Headed out of Perdido Pass about 6 am heading to the Nipple area. 1-3 ft. chopand 10-15 mph winds. Trolled the edge from the Nipple to the Elbow and back. Water was green, but tons of bait andflying fish.No weedlines. Alittle scattered debris further south.Caught 1 good wahoo (52lbs.) and one schoolie dolphin. Had another wahoo strike and tear up a skirt, but no hookup. Heres the wahoo. 

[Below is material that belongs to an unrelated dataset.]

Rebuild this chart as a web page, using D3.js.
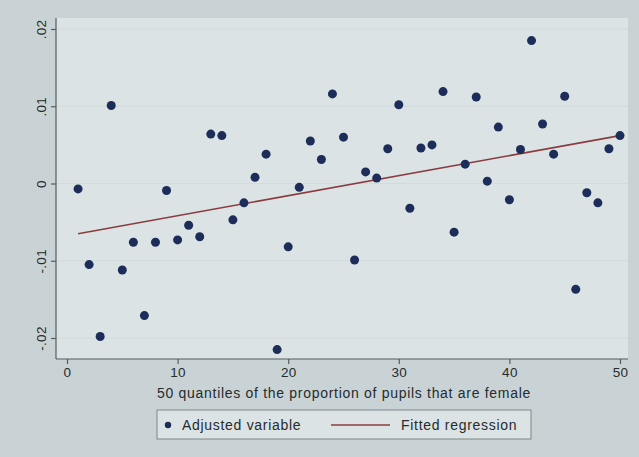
<!DOCTYPE html>
<html>
<head>
<meta charset="utf-8">
<script src="https://cdn.jsdelivr.net/npm/d3@7"></script>
<style>
  body { margin: 0; background: #c9d3d6; }
  svg { display: block; font-family: "Liberation Sans", Arial, sans-serif; }
</style>
</head>
<body>
<svg width="639" height="457"></svg>
<script>
// 50 quantiles and the adjusted variable
const quantiles = d3.range(1, 51);
const adjusted = [
  -0.0007, -0.0105, -0.0198, 0.0101, -0.0112, -0.0076, -0.0171, -0.0076, -0.0009, -0.0073,
  -0.0054, -0.0069, 0.0064, 0.0062, -0.0047, -0.0025, 0.0008, 0.0038, -0.0215, -0.0082,
  -0.0005, 0.0055, 0.0031, 0.0116, 0.0060, -0.0099, 0.0015, 0.0007, 0.0045, 0.0102,
  -0.0032, 0.0046, 0.0050, 0.0119, -0.0063, 0.0025, 0.0112, 0.0003, 0.0073, -0.0021,
  0.0044, 0.0185, 0.0077, 0.0038, 0.0113, -0.0137, -0.0012, -0.0025, 0.0045, 0.0062
];
// fitted regression line endpoints
const fitX = [1, 50];
const fitY = [-0.0065, 0.0062];

const xTicks = [0, 10, 20, 30, 40, 50];
const yTicks = [-0.02, -0.01, 0, 0.01, 0.02];
const yTickLabels = ['-.02', '-.01', '0', '.01', '.02'];
const xTitle = '50 quantiles of the proportion of pupils that are female';
const legendLabels = ['Adjusted variable', 'Fitted regression'];

const svg = d3.select('svg');
const plot = { left: 56, right: 628, top: 18, bottom: 359 };

const xScale = d3.scaleLinear().domain([0, 50]).range([67, 620]);
const yScale = d3.scaleLinear().domain([-0.02, 0.02]).range([338, 29]);

const navy = '#1c2d5a';
const maroon = '#8a3c40';
const axisColor = '#555d60';
const textColor = '#262b2d';

// plot area
svg.append('rect')
  .attr('x', plot.left).attr('y', plot.top)
  .attr('width', plot.right - plot.left).attr('height', plot.bottom - plot.top)
  .attr('fill', '#dbe3e4');

// faint gridlines
svg.append('g')
  .selectAll('line').data(yTicks).enter().append('line')
    .attr('x1', plot.left).attr('x2', plot.right)
    .attr('y1', d => yScale(d)).attr('y2', d => yScale(d))
    .attr('stroke', '#d2dadc').attr('stroke-width', 1);

// axes
const xAxis = d3.axisBottom(xScale).tickValues(xTicks).tickSize(5).tickPadding(3)
  .tickFormat(d3.format('d'));
const xAxisG = svg.append('g')
  .attr('transform', `translate(0,${plot.bottom})`)
  .call(xAxis);
xAxisG.select('.domain').attr('d', `M${plot.left},0H${plot.right}`);

const yAxis = d3.axisLeft(yScale).tickValues(yTicks).tickSize(5)
  .tickFormat((d, i) => yTickLabels[i]);
const yAxisG = svg.append('g')
  .attr('transform', `translate(${plot.left},0)`)
  .call(yAxis);
yAxisG.select('.domain').attr('d', `M0,${plot.top}V${plot.bottom}`);
yAxisG.selectAll('.tick text')
  .attr('x', 0).attr('dy', null)
  .attr('text-anchor', 'middle')
  .attr('transform', 'translate(-10,0) rotate(-90)');

[xAxisG, yAxisG].forEach(g => {
  g.selectAll('.domain, .tick line').attr('stroke', axisColor).attr('stroke-width', 1.2);
  g.selectAll('.tick text').attr('fill', textColor).attr('font-size', 13.5)
    .attr('letter-spacing', 0.3)
    .attr('font-family', '"Liberation Sans", Arial, sans-serif');
});

// regression line
const line = d3.line().x((d, i) => xScale(fitX[i])).y(d => yScale(d));
svg.append('path')
  .datum(fitY)
  .attr('d', line)
  .attr('fill', 'none')
  .attr('stroke', maroon)
  .attr('stroke-width', 1.6);

// points
svg.append('g')
  .selectAll('circle').data(adjusted).enter().append('circle')
    .attr('cx', (d, i) => xScale(quantiles[i]))
    .attr('cy', d => yScale(d))
    .attr('r', 4.5)
    .attr('fill', navy);

// x title
svg.append('text')
  .attr('x', 344).attr('y', 398)
  .attr('text-anchor', 'middle')
  .attr('font-size', 14)
  .attr('letter-spacing', 0.7)
  .attr('fill', textColor)
  .text(xTitle);

// legend
const legend = svg.append('g');
legend.append('rect')
  .attr('x', 157).attr('y', 410).attr('width', 374).attr('height', 29)
  .attr('fill', '#dbe3e4').attr('stroke', '#7f888b').attr('stroke-width', 1);
legend.append('circle')
  .attr('cx', 168).attr('cy', 425).attr('r', 3.2).attr('fill', navy);
legend.append('text')
  .attr('x', 182).attr('y', 430).attr('font-size', 14).attr('letter-spacing', 0.7)
  .attr('fill', textColor)
  .text(legendLabels[0]);
legend.append('line')
  .attr('x1', 331).attr('x2', 390).attr('y1', 425).attr('y2', 425)
  .attr('stroke', maroon).attr('stroke-width', 1.4);
legend.append('text')
  .attr('x', 401).attr('y', 430).attr('font-size', 14).attr('letter-spacing', 0.7)
  .attr('fill', textColor)
  .text(legendLabels[1]);
</script>
</body>
</html>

Another good day on the water.


----------



## seanclearly (Sep 28, 2007)

Sweet!!!! I ate some wahoo I caught last night. That is my favorite fhish to eat. Congrats on a nice fish!!!


----------



## daddytime (Oct 1, 2007)

Nice hoo:clap


----------



## Frenchy (Oct 2, 2007)

Excellent guys, we were in the same area yesterday 131/nipple/yg, tolled some at high speed then a regular spread with no succes:banghead Nice fish and thanks for the report.


----------



## parrothead (Oct 1, 2007)

Very nice. Thanks

Scott


----------



## hebegb (Oct 6, 2007)

Nice hooter!


----------



## bellafishing (Oct 1, 2007)

Nice fish! What depth were yall trolling?

Bob


----------



## skram (Dec 25, 2007)

We trolled depths from 200-400ft., but both fish were caught in around 275.


----------



## bonita dan (Oct 3, 2007)

Nice Wahoo man,Good Job. Guess its time to put the outriggers back on the boat and fill the tank.


----------



## reelsmooth19 (Nov 27, 2007)

nice fish :clap


----------



## Hammertime (Feb 17, 2008)

Nice hoo my man! Trolled that area for the last 3 weeks and had nothing. Maybe the water temps raising slighty is bringing em in. What lure were you using?


----------



## yucarenow (Oct 3, 2007)

very nice fish....did you catch that one on a skirted bait?


----------



## still flippen (Oct 6, 2007)

Great :takephoto and fish. :toast


----------



## BlueWater2 (Sep 27, 2007)

Thanks for the post. I cant wait to get back out there !!!! A few weeks back we trolled from the Nip to the spur with no luck. We did go 2 for 4 on swords though. Apr 29 th. Better luck to you next time !!


----------



## David Ridenour (Sep 28, 2007)

Nice hooter!


----------



## skram (Dec 25, 2007)

Thanks Guys. He atea Dorado colored yozuri Bonita. Had the other hit on a dark C&H skirted bait.


----------



## Heller High Water Mate (Apr 14, 2008)

Nice work...That's a beefy looking Wahoo


----------